#### Data to use
---+---

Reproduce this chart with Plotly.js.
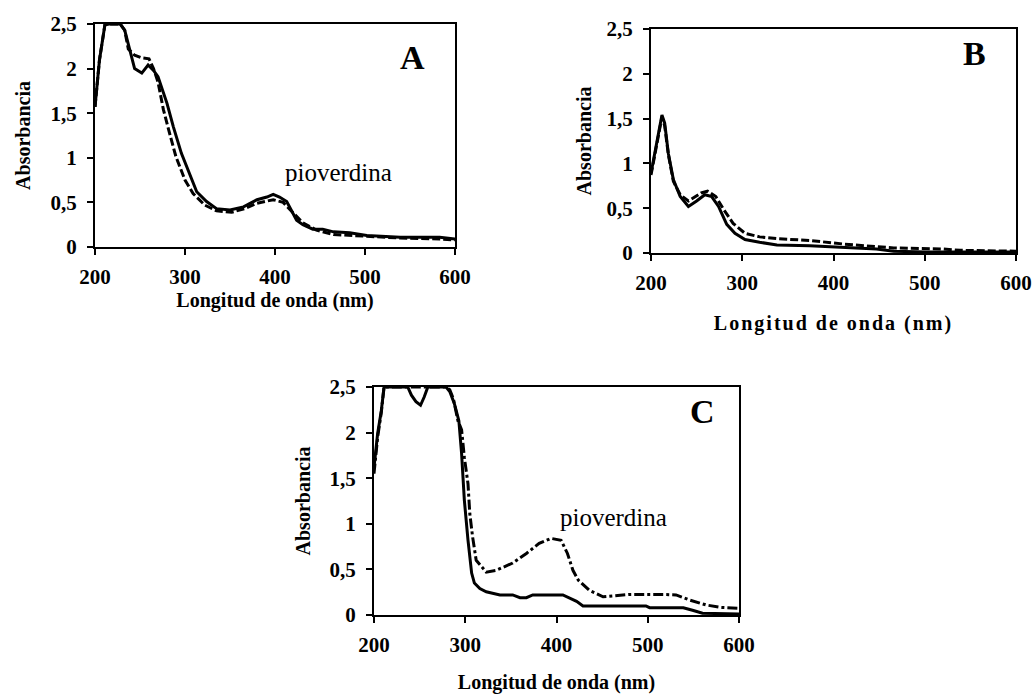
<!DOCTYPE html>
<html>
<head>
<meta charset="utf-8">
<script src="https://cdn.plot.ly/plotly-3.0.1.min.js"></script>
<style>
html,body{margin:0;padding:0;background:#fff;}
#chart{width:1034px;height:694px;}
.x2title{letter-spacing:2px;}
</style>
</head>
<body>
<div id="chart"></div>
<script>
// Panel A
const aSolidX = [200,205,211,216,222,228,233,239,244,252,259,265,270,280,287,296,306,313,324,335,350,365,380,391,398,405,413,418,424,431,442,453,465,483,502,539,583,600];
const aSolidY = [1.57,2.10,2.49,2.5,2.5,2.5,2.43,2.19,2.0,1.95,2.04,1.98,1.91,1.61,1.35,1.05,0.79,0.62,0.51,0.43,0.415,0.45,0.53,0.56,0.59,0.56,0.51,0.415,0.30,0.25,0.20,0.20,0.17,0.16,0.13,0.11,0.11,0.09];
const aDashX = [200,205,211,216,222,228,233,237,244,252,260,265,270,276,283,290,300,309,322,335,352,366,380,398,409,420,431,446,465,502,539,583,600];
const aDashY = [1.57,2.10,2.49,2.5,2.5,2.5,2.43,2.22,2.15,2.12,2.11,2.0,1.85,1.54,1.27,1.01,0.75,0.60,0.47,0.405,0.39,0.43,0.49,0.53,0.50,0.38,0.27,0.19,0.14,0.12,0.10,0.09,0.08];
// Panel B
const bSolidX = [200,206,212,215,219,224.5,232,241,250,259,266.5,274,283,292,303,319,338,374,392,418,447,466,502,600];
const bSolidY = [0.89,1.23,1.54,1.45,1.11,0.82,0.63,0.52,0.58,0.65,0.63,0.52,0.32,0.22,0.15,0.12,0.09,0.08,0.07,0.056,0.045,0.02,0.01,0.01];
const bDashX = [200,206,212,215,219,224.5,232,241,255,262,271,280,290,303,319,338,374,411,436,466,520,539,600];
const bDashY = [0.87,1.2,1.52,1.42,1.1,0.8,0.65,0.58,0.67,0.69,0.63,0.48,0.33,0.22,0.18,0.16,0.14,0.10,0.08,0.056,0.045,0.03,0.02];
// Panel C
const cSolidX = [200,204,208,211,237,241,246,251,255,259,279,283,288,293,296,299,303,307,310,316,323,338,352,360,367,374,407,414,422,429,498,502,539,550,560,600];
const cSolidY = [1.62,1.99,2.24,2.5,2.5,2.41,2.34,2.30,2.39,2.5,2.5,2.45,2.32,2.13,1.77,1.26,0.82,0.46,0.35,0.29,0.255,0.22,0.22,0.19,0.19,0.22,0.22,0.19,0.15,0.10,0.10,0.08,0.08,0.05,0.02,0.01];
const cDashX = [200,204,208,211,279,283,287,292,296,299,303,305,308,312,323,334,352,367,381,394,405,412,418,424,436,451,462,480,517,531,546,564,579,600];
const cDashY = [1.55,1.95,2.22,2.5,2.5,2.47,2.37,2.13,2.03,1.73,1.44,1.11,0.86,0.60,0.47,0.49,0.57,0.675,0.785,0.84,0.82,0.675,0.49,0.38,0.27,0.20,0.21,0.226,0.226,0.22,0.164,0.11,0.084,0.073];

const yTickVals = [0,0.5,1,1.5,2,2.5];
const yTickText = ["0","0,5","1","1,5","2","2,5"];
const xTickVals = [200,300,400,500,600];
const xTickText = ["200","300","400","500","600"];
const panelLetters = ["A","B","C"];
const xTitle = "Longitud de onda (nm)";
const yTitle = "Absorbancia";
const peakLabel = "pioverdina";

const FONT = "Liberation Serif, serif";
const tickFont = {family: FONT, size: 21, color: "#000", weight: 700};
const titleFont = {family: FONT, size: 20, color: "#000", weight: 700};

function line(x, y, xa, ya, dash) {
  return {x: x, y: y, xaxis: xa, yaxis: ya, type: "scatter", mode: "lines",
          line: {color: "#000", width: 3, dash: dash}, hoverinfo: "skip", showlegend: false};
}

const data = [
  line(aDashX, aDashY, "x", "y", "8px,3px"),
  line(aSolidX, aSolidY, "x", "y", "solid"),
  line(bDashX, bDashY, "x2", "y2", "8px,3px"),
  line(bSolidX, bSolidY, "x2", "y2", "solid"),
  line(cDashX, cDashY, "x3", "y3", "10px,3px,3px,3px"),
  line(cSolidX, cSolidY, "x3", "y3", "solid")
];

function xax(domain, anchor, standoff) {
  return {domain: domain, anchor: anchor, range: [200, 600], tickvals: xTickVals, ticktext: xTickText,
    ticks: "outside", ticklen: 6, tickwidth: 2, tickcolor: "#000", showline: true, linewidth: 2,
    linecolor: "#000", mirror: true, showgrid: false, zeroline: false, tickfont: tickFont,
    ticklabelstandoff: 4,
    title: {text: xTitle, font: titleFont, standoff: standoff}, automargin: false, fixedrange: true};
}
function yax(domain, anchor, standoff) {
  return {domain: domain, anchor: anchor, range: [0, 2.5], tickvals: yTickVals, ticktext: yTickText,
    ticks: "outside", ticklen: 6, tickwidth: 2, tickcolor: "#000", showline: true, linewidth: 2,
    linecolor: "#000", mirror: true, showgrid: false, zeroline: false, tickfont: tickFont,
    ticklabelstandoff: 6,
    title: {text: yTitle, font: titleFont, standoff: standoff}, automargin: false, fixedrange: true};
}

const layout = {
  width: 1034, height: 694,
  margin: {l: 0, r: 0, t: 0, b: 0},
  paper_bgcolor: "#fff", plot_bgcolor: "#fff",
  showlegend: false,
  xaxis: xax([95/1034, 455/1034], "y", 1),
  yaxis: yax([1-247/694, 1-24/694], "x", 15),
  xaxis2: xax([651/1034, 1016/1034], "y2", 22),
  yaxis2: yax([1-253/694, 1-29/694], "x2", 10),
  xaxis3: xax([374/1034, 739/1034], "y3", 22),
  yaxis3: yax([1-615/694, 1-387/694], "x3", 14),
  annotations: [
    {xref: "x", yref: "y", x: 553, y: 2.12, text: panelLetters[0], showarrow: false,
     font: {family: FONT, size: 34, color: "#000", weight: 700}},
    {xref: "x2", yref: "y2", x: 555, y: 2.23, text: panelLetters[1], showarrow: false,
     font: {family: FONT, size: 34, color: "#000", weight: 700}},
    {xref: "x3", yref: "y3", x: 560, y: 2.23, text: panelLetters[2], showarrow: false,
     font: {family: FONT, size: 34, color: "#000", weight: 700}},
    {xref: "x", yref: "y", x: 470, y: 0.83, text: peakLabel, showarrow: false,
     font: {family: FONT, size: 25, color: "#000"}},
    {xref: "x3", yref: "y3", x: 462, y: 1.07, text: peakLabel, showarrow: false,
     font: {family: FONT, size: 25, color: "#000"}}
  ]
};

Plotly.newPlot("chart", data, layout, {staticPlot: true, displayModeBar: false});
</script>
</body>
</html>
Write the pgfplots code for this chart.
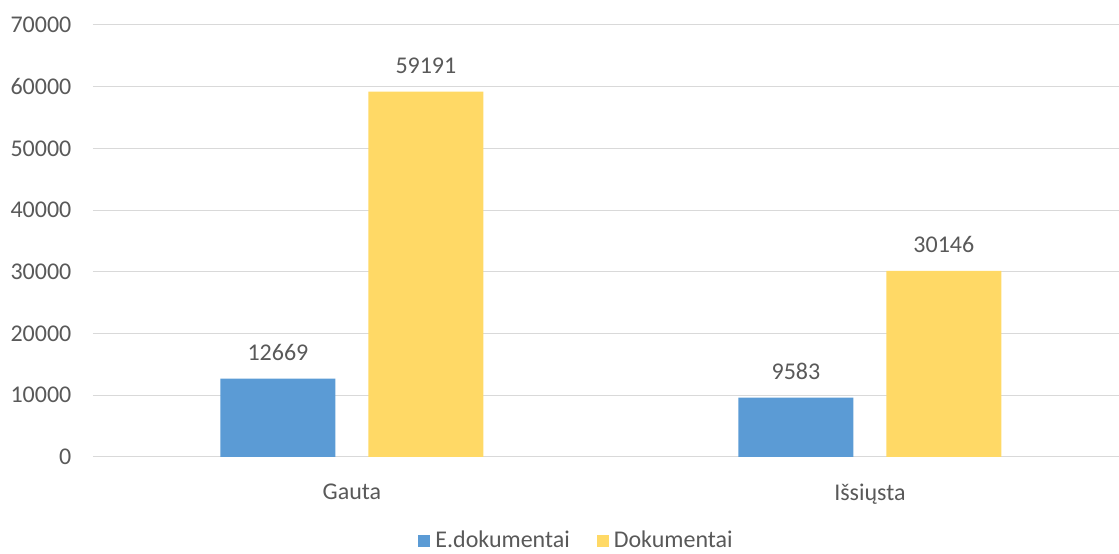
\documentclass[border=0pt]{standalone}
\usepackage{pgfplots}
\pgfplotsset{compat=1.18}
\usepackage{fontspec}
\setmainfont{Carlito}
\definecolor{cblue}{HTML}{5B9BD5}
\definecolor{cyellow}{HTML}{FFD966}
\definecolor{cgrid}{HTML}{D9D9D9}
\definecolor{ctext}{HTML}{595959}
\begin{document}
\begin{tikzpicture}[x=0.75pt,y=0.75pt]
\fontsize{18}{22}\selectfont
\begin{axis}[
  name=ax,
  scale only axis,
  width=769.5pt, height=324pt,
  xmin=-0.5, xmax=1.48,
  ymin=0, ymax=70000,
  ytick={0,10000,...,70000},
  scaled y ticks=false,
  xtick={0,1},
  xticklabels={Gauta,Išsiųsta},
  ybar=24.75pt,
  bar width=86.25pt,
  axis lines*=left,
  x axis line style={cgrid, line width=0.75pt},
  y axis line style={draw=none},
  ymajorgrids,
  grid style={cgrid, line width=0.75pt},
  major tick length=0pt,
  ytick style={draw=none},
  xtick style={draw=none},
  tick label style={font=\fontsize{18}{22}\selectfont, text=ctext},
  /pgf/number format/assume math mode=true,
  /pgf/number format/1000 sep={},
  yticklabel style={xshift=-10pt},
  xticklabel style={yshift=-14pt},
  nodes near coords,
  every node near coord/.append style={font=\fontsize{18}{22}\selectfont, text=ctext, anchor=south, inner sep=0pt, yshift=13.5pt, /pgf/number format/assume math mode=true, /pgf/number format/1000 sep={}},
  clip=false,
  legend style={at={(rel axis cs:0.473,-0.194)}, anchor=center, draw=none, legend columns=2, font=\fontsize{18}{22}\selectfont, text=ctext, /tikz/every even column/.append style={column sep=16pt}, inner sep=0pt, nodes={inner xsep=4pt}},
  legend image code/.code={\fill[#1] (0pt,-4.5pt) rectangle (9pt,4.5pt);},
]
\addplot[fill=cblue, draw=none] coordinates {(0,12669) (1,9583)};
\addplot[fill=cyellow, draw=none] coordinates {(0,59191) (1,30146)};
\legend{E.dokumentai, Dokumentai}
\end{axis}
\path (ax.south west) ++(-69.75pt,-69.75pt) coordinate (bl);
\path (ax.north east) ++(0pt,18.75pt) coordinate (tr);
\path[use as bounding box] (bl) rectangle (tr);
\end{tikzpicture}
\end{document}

---+---

#### What is asked
Each line with the string "chart" in it needs to be found and copied.

#### Exercise solution
Reproduce this chart with Plotly.js.
#chart{width:1034px;height:694px;}
<div id="chart"></div>
Plotly.newPlot("chart", data, layout, {staticPlot: true, displayModeBar: false});
Write the pgfplots code for this chart.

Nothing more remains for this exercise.